I’m curious to hear why you @fig and @ApuMallku think moving away from Balancer is a good thing, we are always open to feedback to improve wherever possible.
Thanks for showing up, Fernando.
I am glad that we are expanding our liquidity venues if we can be part of the “Curve Wars” by having an allocation of CRV. I was not implying that we should encourage the removal of liquidity from Balancer towards Curve.
Personally, I don’t believe Curve - or any protocol that relies purely on inflation for TVL - will be a major component of DeFi as it matures, as the incentive structure is not sustainable. In short Curve is mostly a Ponzi and all Ponzis tend to collapse sooner or later. I’d rather not see AAVE lose out in the eventual collapse of Curve.
In my view it should be a priority of the AAVE DAO to seek to make GHO a staple of DeFI long after Curve is gone. So while there might be some short-term benefits of buying liquidity for GHO early on, a successfull GHO implementation will be able to attract liquidity and adoption on its own. I don’t believe the AAVE DAO is in a hurry to accelerate GHO adoption - it’s interest rate in itself is very attractive vs. other alternatives and what is already being worked on with Balancer was deemed enough to bootstrap early liquidity in previous proposals.

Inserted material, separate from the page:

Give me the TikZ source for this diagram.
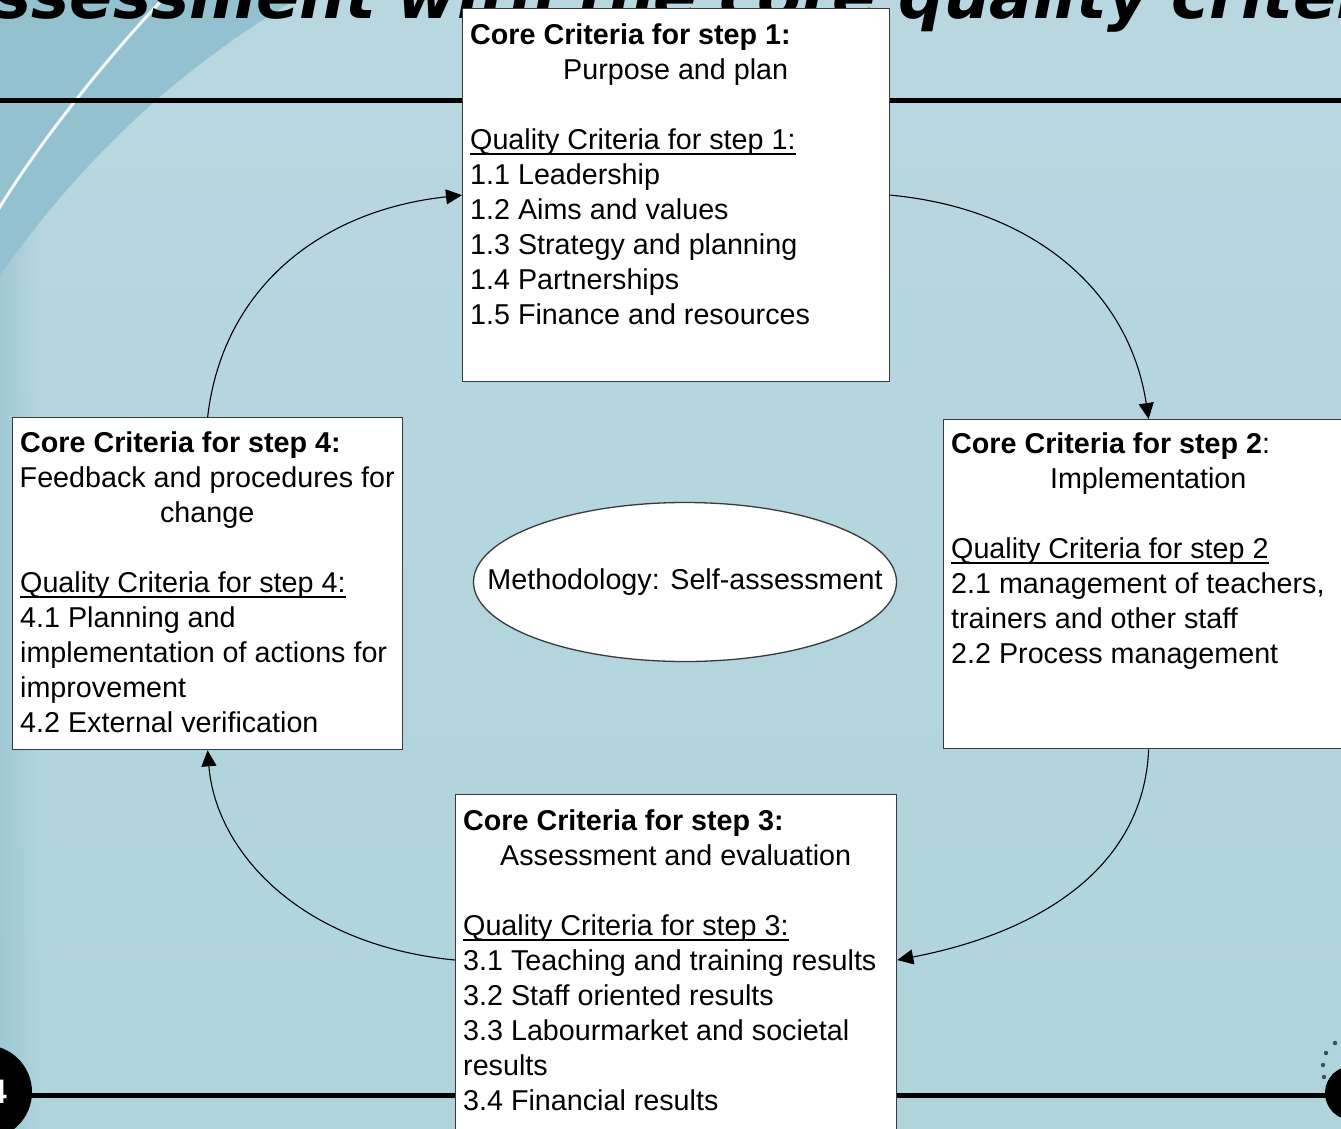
\documentclass[tikz,border=0pt]{standalone}
\usepackage{fontspec}
\setmainfont{Liberation Sans}
\newfontfamily\titlefont{DejaVu Sans}
\usetikzlibrary{arrows.meta,shapes.geometric,calc,fadings}
\definecolor{bgtop}{HTML}{B9D7E0}
\definecolor{bgbot}{HTML}{AFD4DC}
\definecolor{bgdark}{HTML}{93C1CF}
\definecolor{boxline}{HTML}{3A3A3A}
\definecolor{dotcol}{HTML}{3C4C5C}
\newcommand\myul[1]{\setbox0\hbox{#1}\rlap{\rule[-5.5pt]{\wd0}{1.8pt}}\box0}
\tikzset{
  stepbox/.style={draw=boxline, line width=1.3pt, fill=white, rectangle, inner sep=0pt, anchor=north west},
  boxtext/.style={inner sep=0pt, anchor=north west, align=left, font=\fontsize{28.7}{35}\selectfont},
  conn/.style={line width=1.1pt, -{Triangle[length=16pt,width=15pt]}},
  bar/.style={line width=5pt, black},
}
\begin{document}
\begin{tikzpicture}[x=1pt, y=-1pt]
\useasboundingbox (0,0) rectangle (1341,1128);
\begin{scope}
\clip (0,0) rectangle (1341,1128);
% background
\shade[top color=bgtop, bottom color=bgbot] (0,0) rectangle (1341,1128);
\fill[bgdark, opacity=0.6, path fading=east] (0,200) rectangle (40,1128);
\fill[bgdark] (0,0) -- (295,0) .. controls (220,45) and (110,120) .. (0,275) -- cycle;
\draw[white!85!bgtop, line width=3pt] (162,0) .. controls (110,55) and (40,140) .. (-5,215);
% title
\node[anchor=base west, inner sep=0pt, font=\titlefont\bfseries\itshape\fontsize{64}{64}\selectfont] (title) at (-56,18) {Assessment with the core quality criteria};
% bars
\draw[bar] (0,100) -- (1341,100);
\draw[bar] (0,1095) -- (1341,1095);
\fill[black] (-15,1092) circle (47);
\node[text=white, font=\bfseries\fontsize{34}{34}\selectfont, anchor=east, inner sep=0pt] (pgnum) at (7,1092) {4};
\fill[black] (1352,1093) circle (27);
\foreach \px/\py in {1335/1043, 1326/1053, 1323/1065, 1324/1077}
  \fill[dotcol] (\px,\py) circle (2.2);

% boxes
\node[stepbox, minimum width=427pt, minimum height=373pt] (b1) at (462,8) {};
\node[stepbox, minimum width=410pt, minimum height=329pt] (b2) at (943,419) {};
\node[stepbox, minimum width=441pt, minimum height=345pt] (b3) at (455,794) {};
\node[stepbox, minimum width=390pt, minimum height=332pt] (b4) at (12,417) {};

\node[boxtext] (t1) at ($(b1.north west)+(8,0)$) {\rule{0pt}{36pt}\textbf{Core Criteria for step 1:}\\
\makebox[411pt]{Purpose and plan}\\[35pt]
\myul{Quality Criteria for step 1:}\\
1.1 Leadership\\
1.2 Aims and values\\
1.3 Strategy and planning\\
1.4 Partnerships\\
1.5 Finance and resources};

\node[boxtext] (t2) at ($(b2.north west)+(8,0)$) {\rule{0pt}{34pt}\textbf{Core Criteria for step 2}:\\
\makebox[394pt]{Implementation}\\[35pt]
\myul{Quality Criteria for step 2}\\
2.1 management of teachers,\\
trainers and other staff\\
2.2 Process management};

\node[boxtext] (t3) at ($(b3.north west)+(8,0)$) {\rule{0pt}{36pt}\textbf{Core Criteria for step 3:}\\
\makebox[425pt]{Assessment and evaluation}\\[35pt]
\myul{Quality Criteria for step 3:}\\
3.1 Teaching and training results\\
3.2 Staff oriented results\\
3.3 Labourmarket and societal\\
results\\
3.4 Financial results};

\node[boxtext] (t4) at ($(b4.north west)+(8,0)$) {\rule{0pt}{35pt}\textbf{Core Criteria for step 4:}\\
\makebox[374pt]{Feedback and procedures for}\\
\makebox[374pt]{change}\\[35pt]
\myul{Quality Criteria for step 4:}\\
4.1 Planning and\\
implementation of actions for\\
improvement\\
4.2 External verification};

% methodology ellipse
\node[ellipse, draw=boxline, line width=1.3pt, fill=white, minimum width=423pt, minimum height=159pt, inner sep=0pt] (m) at (685,582) {};
\node[font=\fontsize{28.7}{35}\selectfont, inner sep=0pt] (mt) at (m.center) {Methodology: Self-assessment};

% connectors
\coordinate (b3r) at ($(b3.north east)+(0,166)$);
\coordinate (b3l) at ($(b3.north west)+(0,166)$);
\draw[conn] (b1.east) .. controls +(141,13) and +(-20,-130) .. (b2.north);
\draw[conn] (b2.south) .. controls +(-5,120) and +(140,-27) .. (b3r);
\draw[conn] (b3l) .. controls +(-155,-15) and +(8,101) .. (b4.south);
\draw[conn] (b4.north) .. controls +(15,-130) and +(-140,15) .. (b1.west);
\end{scope}
\end{tikzpicture}
\end{document}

Also… @MarcZeller I’d like to point out there could be a slight conflict of interest in this proposal as we’re transfering risk from current stakers in the AAVE Safety Module (such as yourself) to the overall protocol. So it’s possible there might be a bias in the proposal to avoid being personally slashed, despite the event being net neutral to the AAVE protocol. I’d urge to assess the impact of bad debt not only from the perspective of stakers but also from overall health of the protocol - maybe it would be good for everyone to see that the AAVE protocol work as intended, even under great stress!